The political stakes are also significant for the Eurozone since major concessions to Greece will not be lost on Leftist and populist movements in other struggling countries such as Spain.  Germany and the EU Commission which is executive branch of the entire European Union, are very concerned that such a turn of events could destroy the cohesiveness of the Union and drastically affect the value of the Euro.  Nonetheless,  a failure of Greece to take the necessary steps to stabilize its economy and default on its debt could bring about a voluntary or mandatory withdrawal from the Eurozone which Germany and the Commission also want to avoid.

The multiple causes of the Greek crisis may offer lessons for other EU and Eurozone nations which are already known and may come too late to avoid .  A fundamental flaw in the structure of the Eurozone contributed and remains.  The European Central Bank, a rough equivalent of the U.S. Federal Reserve Bank was charged with managing monetary policy for the Eurozone nations.  The difficulty of imposing a single policy on nineteen different political economies and political cultures was clearly underestimated.  Inflation, employment, export vs. domestic industrial prospects and the ability of the central banks of the individual countries in the zone to issue debt denominated in the shared currency all represent a weakness in the system.

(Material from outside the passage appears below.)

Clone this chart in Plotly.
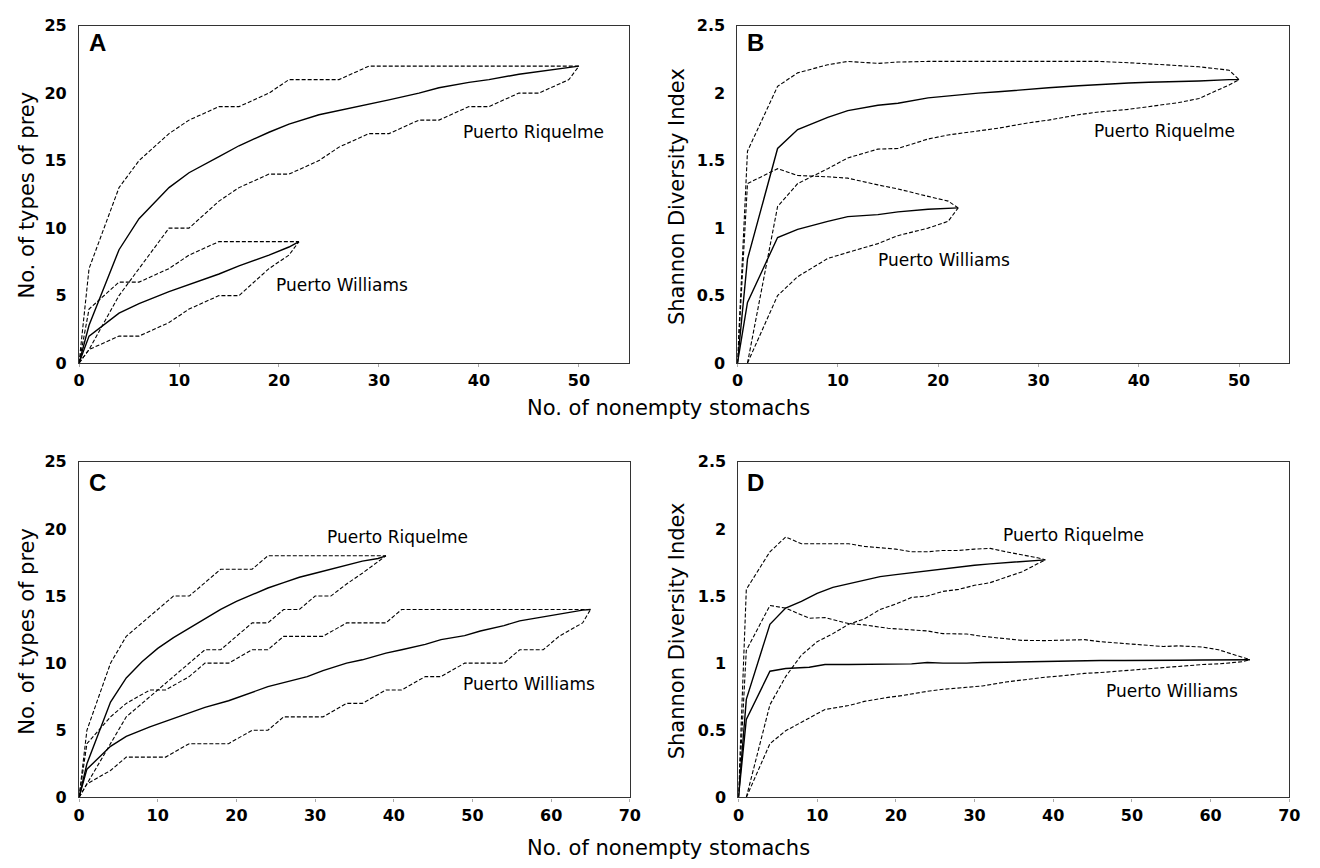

 Also in Greece as in most of the EU nations, the ideological orientation which informs the creation of advanced welfare states lays at the foundation of the crisis.  A bloated public employee sector designed to provide political patronage and prop up employment produces nothing to contribute to economic growth and demands constant increases in expenditures in the form of wages, benefits and retirement. 

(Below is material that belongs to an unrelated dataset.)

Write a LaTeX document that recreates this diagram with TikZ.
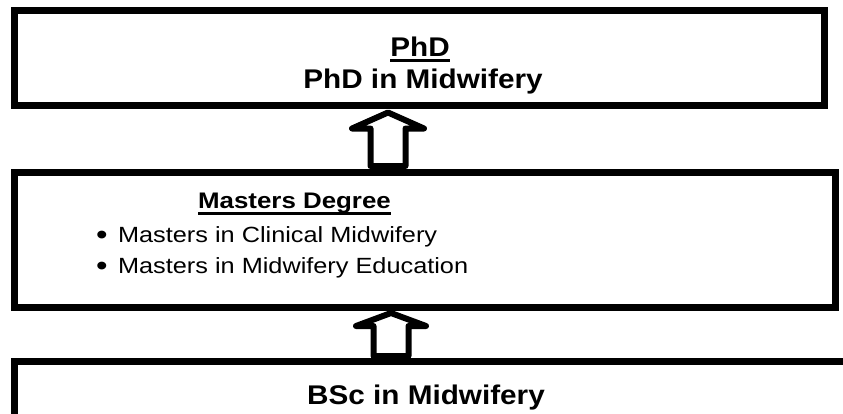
\documentclass[tikz,border=0pt]{standalone}
\usepackage{fontspec}
\setmainfont{Liberation Sans}
% thick underline drawn beneath a word group
\newcommand\ulined[1]{\setbox0\hbox{#1}\rlap{\vrule height -3pt depth 6pt width \wd0}\box0}
% slightly widened lettering
\newcommand\wider[1]{\scalebox{1.15}[1]{#1}}
\newcommand\headwide[1]{\scalebox{1.1}[1]{#1}}
% enlarged bullet followed by a fixed gap
\newcommand\itemdot{\raisebox{-2.4pt}{\scalebox{1.3}{•}}\hskip 9pt}
\tikzset{
  frame/.style={draw=black, line width=7pt, inner sep=0pt, outer sep=0pt},
  hollowup/.style={draw=black, fill=white, line width=6pt, line join=round},
  headtext/.style={inner sep=0pt, font=\fontsize{27}{31}\selectfont\bfseries},
  subhead/.style={inner sep=0pt, font=\fontsize{22.5}{26}\selectfont\bfseries},
  itemtext/.style={inner sep=0pt, anchor=base west, font=\fontsize{22}{26}\selectfont},
}
\begin{document}
\begin{tikzpicture}[x=1pt,y=-1pt]
\useasboundingbox (0,0) rectangle (843,413);
\clip (0,0) rectangle (843,413);

% the three levels
\node[frame, minimum width=810pt, minimum height=95pt] (phd) at (419.5,58) {};
\node[frame, minimum width=821pt, minimum height=134.5pt] (masters) at (424.5,239.75) {};
\node[frame, minimum width=855pt, minimum height=100pt] (bsc) at (442,411.5) {};

% labels
\node[headtext, anchor=base] (phdhead) at (420,56) {\headwide{\ulined{PhD}}};
\node[headtext, anchor=base] (phdname) at (423,88) {\headwide{PhD in Midwifery}};
\node[subhead, anchor=base] (msthead) at (294.5,208.5) {\wider{\ulined{Masters Degree}}};
\node[itemtext] (mst1) at (96,242) {\wider{\itemdot Masters in Clinical Midwifery}};
\node[itemtext] (mst2) at (96,273) {\wider{\itemdot Masters in Midwifery Education}};
\node[headtext, anchor=base] (bscname) at (426,404) {\headwide{BSc in Midwifery}};

% hollow up arrows between levels
\coordinate (uptipA) at (388,112.5);
\coordinate (uptipB) at (391,313);
\draw[hollowup] (uptipA) -- ++(36,16) -- ++(-18.5,0) -- ++(0,37.5)
  -- ++(-35,0) -- ++(0,-37.5) -- ++(-18.5,0) -- cycle;
\draw[hollowup] (uptipB) -- ++(35,13) -- ++(-17.5,0) -- ++(0,30)
  -- ++(-35,0) -- ++(0,-30) -- ++(-17.5,0) -- cycle;
\end{tikzpicture}
\end{document}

Tax evasion was tolerated and public services and ever growing entitlements expanded as deficits were funded by debt creation.  The reality check imposed by the 2009 world recession brought an end to the cycle of debt creation, interest obligations and unchecked social program expansion.  The  debt service to revenue ratio simply became unsupportable.  This is basic economics but the demands of domestic politics turned the heads of the political leadership and the crisis imploded.

Now citizens of Greece and other southern European nations blame their governments for the harsh remedies imposed by international lenders without much concern about the failed underlying policies from which they benefitted.  The so called array of “populist” movements will try to defy the dynamics of the self- correcting capitalist systems but will inevitably fail.

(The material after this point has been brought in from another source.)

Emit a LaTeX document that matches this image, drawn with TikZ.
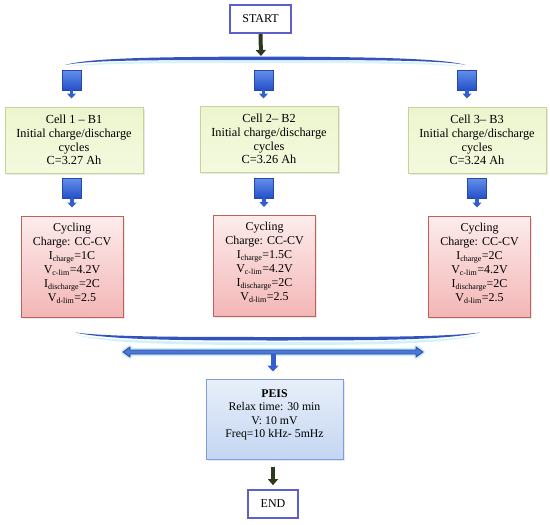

The results of the Greek crisis do not apply equally to the U.S. but the symptoms are relevant.  The U.S. economy is huge and diversified and it enjoys the benefits of the U.S. dollar being the foremost international reserve currency.  But the constant expansion of advanced welfare state characteristics, especially uncontrolled federal debt to pay for associated excessive spending will have consequences.  Higher interest rates to renew such debt and the growing diversion of national income to service the debt, at some point will put pressures for devaluation of the dollar against other currencies and will be inflationary by making foreign imports more expensive.  The Federal Reserve’s response to inflationary pressures will be to reduce the money supply by selling government bonds and raising short term interest rates. It is a delicate balance and the current deficit/debt growth and the ideologically based expansion of government demands similar attention as that being applied to Greece.